The problem>
Write again exactly the lines in the listing below, starting at the line with "Rebuild this chart" and ending at the line with "const amarilloY = [0.581, -0.385, -0.659];", both included. Pictures are not copied.

Stored data>
-- BEGIN --

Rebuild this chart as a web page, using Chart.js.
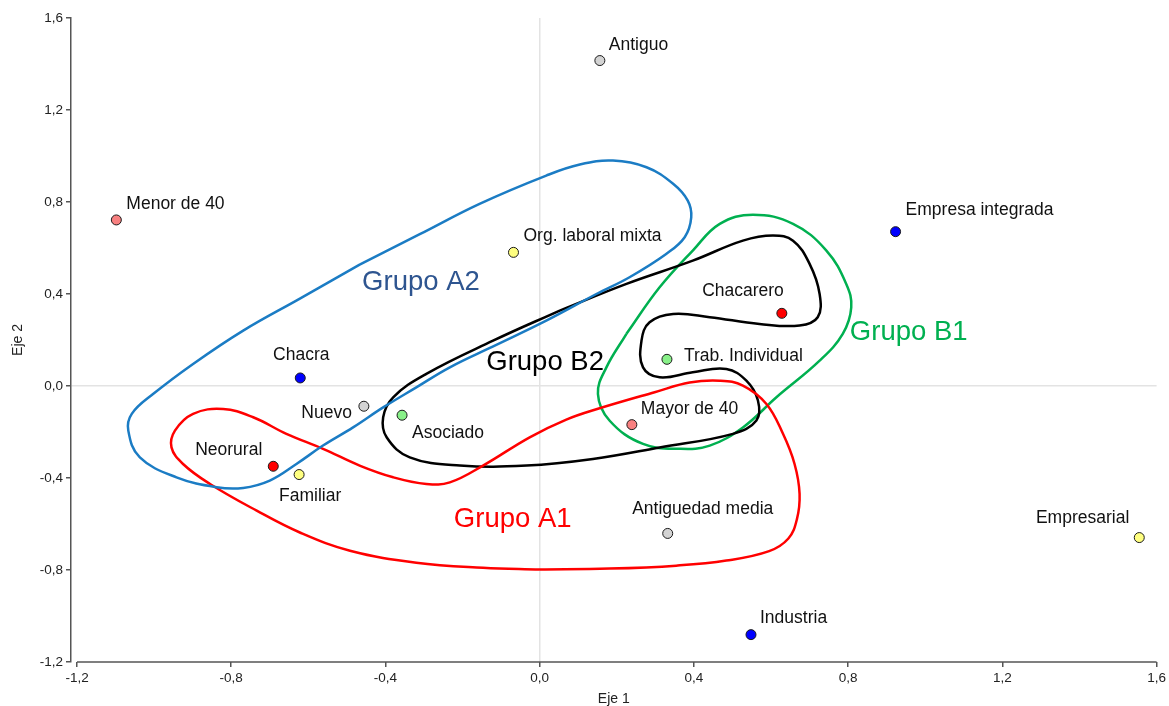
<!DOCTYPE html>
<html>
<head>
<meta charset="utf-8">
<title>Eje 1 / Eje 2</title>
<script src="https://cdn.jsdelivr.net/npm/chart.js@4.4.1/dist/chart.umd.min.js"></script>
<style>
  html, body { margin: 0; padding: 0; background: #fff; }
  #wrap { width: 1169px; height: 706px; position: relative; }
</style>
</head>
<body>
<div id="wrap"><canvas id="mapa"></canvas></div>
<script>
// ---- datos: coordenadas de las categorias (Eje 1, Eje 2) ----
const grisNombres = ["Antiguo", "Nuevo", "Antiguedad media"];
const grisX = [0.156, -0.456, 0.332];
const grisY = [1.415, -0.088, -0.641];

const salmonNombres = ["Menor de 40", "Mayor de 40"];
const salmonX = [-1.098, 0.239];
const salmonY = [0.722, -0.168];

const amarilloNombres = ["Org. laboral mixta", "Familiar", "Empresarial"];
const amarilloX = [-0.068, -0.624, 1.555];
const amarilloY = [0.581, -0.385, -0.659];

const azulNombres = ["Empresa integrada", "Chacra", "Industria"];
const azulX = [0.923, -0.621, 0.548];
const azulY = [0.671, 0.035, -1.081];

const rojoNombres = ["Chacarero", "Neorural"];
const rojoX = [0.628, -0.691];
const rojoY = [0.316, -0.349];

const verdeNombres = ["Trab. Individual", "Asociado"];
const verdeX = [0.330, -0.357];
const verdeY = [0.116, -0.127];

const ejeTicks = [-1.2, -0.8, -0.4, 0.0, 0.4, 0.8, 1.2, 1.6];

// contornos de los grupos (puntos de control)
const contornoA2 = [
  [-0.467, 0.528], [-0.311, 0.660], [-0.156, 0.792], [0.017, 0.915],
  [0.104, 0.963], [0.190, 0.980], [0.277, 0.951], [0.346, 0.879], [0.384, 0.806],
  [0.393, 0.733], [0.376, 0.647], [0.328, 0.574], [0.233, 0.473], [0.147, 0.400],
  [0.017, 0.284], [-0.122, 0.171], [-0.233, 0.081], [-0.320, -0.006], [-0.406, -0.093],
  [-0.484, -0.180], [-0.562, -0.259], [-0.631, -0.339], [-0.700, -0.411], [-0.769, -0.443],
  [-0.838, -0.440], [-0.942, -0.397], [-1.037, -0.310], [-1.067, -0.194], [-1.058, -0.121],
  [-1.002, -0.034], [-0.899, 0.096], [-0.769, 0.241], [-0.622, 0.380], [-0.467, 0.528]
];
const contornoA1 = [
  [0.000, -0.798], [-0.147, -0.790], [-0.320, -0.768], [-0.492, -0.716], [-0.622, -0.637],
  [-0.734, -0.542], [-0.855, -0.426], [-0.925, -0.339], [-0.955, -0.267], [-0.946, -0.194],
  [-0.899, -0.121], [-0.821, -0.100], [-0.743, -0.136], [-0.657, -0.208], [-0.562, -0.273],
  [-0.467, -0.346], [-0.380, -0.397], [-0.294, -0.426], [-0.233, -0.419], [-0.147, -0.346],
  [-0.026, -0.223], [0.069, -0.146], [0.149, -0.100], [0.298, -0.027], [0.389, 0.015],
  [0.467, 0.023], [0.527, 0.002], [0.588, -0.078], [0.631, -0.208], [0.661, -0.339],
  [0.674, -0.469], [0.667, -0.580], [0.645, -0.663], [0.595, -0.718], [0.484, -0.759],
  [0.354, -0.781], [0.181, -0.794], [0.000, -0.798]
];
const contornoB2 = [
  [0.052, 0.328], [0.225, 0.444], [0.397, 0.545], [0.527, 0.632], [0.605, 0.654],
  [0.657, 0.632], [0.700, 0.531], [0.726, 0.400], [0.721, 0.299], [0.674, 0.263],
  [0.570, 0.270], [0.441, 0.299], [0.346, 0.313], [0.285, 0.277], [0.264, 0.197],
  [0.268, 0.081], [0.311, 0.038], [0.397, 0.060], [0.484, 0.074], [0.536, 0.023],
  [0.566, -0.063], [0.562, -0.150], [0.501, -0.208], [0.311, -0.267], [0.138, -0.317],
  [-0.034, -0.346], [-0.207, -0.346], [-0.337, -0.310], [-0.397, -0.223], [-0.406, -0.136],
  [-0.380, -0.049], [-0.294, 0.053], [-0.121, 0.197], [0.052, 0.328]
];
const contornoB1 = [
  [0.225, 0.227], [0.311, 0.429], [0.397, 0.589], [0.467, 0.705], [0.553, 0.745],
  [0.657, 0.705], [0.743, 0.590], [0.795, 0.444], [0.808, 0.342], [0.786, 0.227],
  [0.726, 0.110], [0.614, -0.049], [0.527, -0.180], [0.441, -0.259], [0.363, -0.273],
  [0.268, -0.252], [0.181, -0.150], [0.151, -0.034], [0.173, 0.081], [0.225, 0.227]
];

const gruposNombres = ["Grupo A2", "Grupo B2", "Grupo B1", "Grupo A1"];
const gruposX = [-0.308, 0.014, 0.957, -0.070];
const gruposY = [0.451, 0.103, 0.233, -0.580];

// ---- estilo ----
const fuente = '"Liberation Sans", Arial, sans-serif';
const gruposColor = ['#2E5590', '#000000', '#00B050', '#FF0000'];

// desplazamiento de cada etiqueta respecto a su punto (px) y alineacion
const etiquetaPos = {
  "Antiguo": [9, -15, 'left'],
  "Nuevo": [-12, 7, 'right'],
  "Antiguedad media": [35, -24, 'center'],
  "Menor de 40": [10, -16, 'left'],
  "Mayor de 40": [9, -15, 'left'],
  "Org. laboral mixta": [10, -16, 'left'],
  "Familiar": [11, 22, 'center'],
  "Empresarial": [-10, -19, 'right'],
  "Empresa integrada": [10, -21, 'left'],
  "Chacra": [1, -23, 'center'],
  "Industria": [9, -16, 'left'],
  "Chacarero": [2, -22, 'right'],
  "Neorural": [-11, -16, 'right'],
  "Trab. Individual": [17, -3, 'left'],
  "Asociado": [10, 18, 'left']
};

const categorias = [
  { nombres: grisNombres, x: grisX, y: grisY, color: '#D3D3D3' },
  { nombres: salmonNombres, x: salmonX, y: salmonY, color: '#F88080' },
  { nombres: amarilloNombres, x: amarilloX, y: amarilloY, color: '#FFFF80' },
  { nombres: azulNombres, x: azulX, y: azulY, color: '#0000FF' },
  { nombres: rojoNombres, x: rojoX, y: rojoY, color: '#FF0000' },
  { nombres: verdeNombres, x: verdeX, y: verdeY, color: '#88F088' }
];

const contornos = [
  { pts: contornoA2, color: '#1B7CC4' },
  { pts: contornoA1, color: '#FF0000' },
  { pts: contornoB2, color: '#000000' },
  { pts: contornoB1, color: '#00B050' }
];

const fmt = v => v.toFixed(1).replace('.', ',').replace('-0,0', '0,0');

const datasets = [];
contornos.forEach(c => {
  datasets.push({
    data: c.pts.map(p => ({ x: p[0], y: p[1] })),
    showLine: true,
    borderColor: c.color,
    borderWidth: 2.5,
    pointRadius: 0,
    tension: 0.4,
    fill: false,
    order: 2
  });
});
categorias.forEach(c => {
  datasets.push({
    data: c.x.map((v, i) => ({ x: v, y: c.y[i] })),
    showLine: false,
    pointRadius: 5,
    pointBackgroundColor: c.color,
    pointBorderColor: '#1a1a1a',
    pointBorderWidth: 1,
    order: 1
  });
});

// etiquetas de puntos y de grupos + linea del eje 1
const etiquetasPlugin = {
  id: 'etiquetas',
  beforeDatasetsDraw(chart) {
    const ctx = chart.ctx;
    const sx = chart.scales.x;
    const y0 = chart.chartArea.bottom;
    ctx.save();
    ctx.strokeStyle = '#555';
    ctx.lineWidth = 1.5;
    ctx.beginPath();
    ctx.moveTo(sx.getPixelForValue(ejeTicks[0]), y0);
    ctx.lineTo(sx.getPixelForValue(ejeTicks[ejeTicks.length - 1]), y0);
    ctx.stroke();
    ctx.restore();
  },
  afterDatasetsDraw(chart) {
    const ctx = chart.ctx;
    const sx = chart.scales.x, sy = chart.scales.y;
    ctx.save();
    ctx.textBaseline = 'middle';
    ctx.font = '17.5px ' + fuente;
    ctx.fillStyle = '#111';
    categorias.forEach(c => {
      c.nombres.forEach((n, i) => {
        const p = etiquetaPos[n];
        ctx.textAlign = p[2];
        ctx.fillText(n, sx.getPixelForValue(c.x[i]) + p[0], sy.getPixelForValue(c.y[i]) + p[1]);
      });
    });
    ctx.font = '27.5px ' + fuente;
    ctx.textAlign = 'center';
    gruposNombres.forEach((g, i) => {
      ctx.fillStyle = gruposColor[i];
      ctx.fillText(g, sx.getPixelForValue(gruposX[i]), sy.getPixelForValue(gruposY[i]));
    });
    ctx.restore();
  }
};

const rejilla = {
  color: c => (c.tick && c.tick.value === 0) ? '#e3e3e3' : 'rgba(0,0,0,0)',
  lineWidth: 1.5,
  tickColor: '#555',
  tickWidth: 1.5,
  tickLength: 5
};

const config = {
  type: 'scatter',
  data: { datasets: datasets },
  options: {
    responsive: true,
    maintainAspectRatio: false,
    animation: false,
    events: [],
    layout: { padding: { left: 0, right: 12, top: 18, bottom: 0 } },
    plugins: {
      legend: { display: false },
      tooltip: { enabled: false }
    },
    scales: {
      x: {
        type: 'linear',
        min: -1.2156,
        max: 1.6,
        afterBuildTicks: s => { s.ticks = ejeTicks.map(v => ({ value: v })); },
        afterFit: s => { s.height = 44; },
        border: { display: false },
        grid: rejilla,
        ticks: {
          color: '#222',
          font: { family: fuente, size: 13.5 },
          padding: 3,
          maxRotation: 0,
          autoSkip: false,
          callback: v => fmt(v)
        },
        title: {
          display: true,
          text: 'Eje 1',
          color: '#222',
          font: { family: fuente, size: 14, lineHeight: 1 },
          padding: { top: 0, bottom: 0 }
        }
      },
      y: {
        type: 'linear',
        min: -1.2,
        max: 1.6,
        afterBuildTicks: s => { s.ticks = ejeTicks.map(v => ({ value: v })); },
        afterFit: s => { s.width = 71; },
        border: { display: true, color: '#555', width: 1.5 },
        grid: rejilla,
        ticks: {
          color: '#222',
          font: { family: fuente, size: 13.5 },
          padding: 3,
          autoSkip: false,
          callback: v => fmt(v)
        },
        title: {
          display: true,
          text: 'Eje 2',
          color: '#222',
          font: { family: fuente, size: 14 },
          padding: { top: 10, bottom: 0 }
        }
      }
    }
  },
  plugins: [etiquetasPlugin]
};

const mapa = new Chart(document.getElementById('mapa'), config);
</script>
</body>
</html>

-- END --
-- BEGIN --

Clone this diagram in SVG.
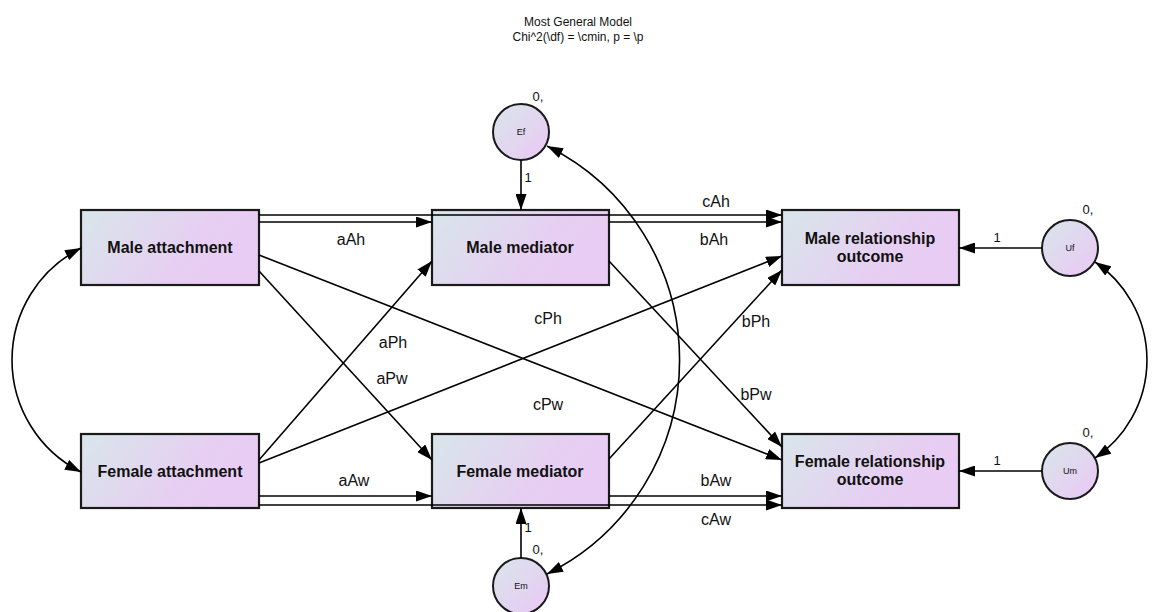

-- END --

Result of this exercise>
Rebuild this chart as a web page, using Chart.js.
<!DOCTYPE html>
<html>
<head>
<meta charset="utf-8">
<title>Eje 1 / Eje 2</title>
<script src="https://cdn.jsdelivr.net/npm/chart.js@4.4.1/dist/chart.umd.min.js"></script>
<style>
  html, body { margin: 0; padding: 0; background: #fff; }
  #wrap { width: 1169px; height: 706px; position: relative; }
</style>
</head>
<body>
<div id="wrap"><canvas id="mapa"></canvas></div>
<script>
// ---- datos: coordenadas de las categorias (Eje 1, Eje 2) ----
const grisNombres = ["Antiguo", "Nuevo", "Antiguedad media"];
const grisX = [0.156, -0.456, 0.332];
const grisY = [1.415, -0.088, -0.641];

const salmonNombres = ["Menor de 40", "Mayor de 40"];
const salmonX = [-1.098, 0.239];
const salmonY = [0.722, -0.168];

const amarilloNombres = ["Org. laboral mixta", "Familiar", "Empresarial"];
const amarilloX = [-0.068, -0.624, 1.555];
const amarilloY = [0.581, -0.385, -0.659];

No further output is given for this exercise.